Shares of numerous bank stocks fell by double-digit percentages during August, according to data provided by S&P Global Market Intelligence. These included smaller banks like SVB Financial Group (NASDAQ:SIVB), online banker Discover Financial Services (NYSE:DFS), regional banks like Cincinnati-based Fifth Third Bancorp (NASDAQ:FITB) and Buffalo-based M&T Bank (NYSE:MTB), and international banks like Britain's Barclays PLC (NYSE:BCS) and the Netherlands' ING Groep NV (NYSE:ING).
It didn't seem to matter whether the stocks had been doing well, like Discover's (which is still up more than 35% year to date), or poorly, like Barclays' (down about 7% year to date). None had been the subject of major negative news during the month, although you could argue that Brexit uncertainty may have affected European banks' shares more than the others. But a potential Brexit is likely to have broader effects on the global economy, and that was just one of the issues weighing on bank stocks during the month.
These stocks' performances looked surprisingly similar during the month:
Share prices followed the same pattern: a steep drop at the beginning of the month gradually eased off as it progressed. This was seen across the banking sector and was a result of a number of factors.
The first big catalyst for bank stocks' August decline occurred on the last day of July, when the Federal Reserve board voted to cut the federal funds rate by a quarter percentage point. As a result, interest rates are now set to hover between 2% and 2.25%. That's good for borrowers, because the costs of borrowing for credit cards, loans, and mortgages will be lower. It's not so good for the banks that issue those cards, loans, and mortgages, which will now see their margins contract on those products, eating into their profits. Rate cuts by the Fed often send bank stocks lower, and this appears to have been no exception.
It's possible that bank stocks could have bounced back from the rate cut, but throughout the month, there were troubling signs that the economy -- both in the U.S. and globally -- might be showing signs of weakness.
Fears of a recession began to emerge in August, and that also weighed on bank stocks. Recessions, bad for the stock market in general, are particularly tough on banks as consumers pull back on big purchases that require new loans and mortgages. And some borrowers may default on the debt they already have.
On Aug. 14, the yield spread between the two-year and 10-year U.S. Treasury notes flipped. That is, the yield on the shorter-term notes was higher than on the longer-term benchmark notes. The same thing occurred in the U.K. This so-called inverted yield curve is widely considered to be a recession indicator, and in fact has preceded the last seven U.S. recessions, although the time between the inversion and the onset of a recession has varied.
And on Aug. 23, the U.S. and China escalated their ongoing trade war, announcing tit-for-tat tariff increases. China said it would put 5% to 10% tariffs on another set of U.S. goods, and reinstate a 25% duty on American-made automobiles.
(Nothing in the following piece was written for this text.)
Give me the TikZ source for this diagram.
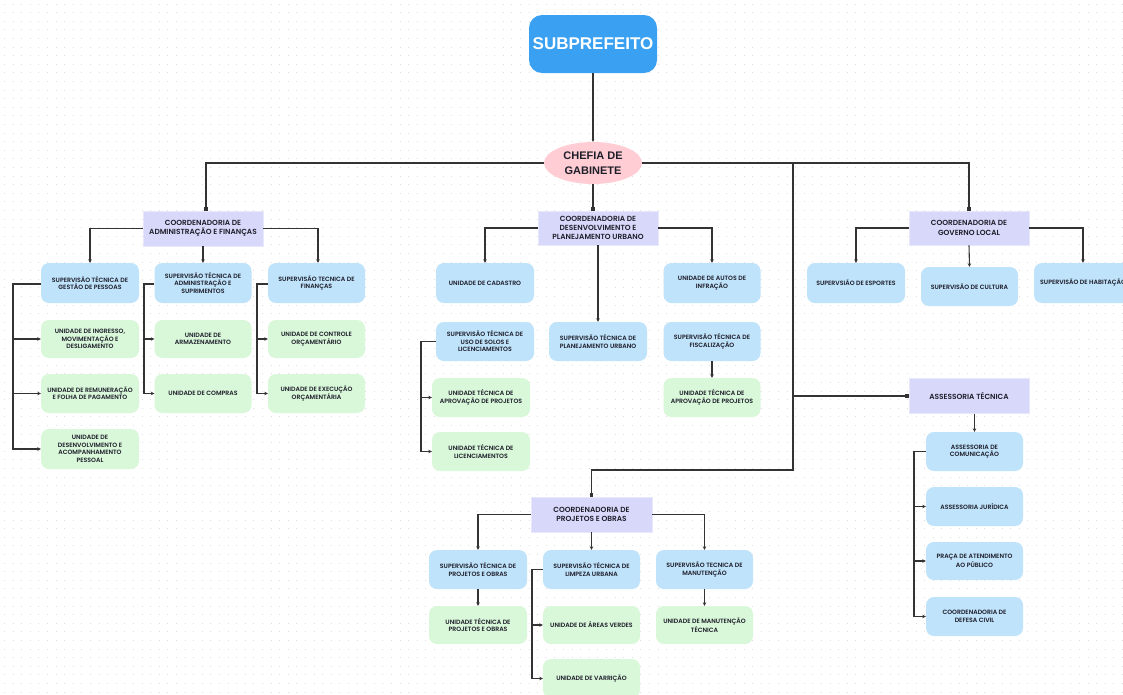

The Trump administration responded by raising an existing 10% duty on Chinese goods to 15% in September and hiking a 25% tariff on other goods to 30% in October.
Added to this were concerns about the U.S. deficit, the potential of the U.K. to "crash out" of the European Union under Prime Minister Boris Johnson, and declines in German manufacturing output and record negative bond yields. With all that going on, the likelihood of further -- and possibly steeper -- rate cuts from the Fed increased. All in all, it's a wonder that bank stocks didn't fall further than they did.
The silver lining for investors is that these declines have pushed these bank stocks into bargain territory. All are trading at or near five-year-low earnings multiples. For example, M&T is currently at a price-to-earnings ratio of 11.1, after having been above 15 since 2014. Fifth Third and Discover are both trading below 10 times earnings. Despite a stellar second quarter, SVB is trading at 9.8 times earnings, its lowest level since the Great Recession. Meanwhile, European banks ING and Barclays have P/E ratios below 8.
But these low prices may be justified, at least in the short term. If a U.S. or global recession hits, bank stocks are likely to sink further. Even if a recession doesn't officially hit, but market uncertainty continues, they could still see their shares suffer. Still, for long-term investors, this may be a golden opportunity to pick up some shares of financial companies on the cheap. Just be prepared to hold them for a while.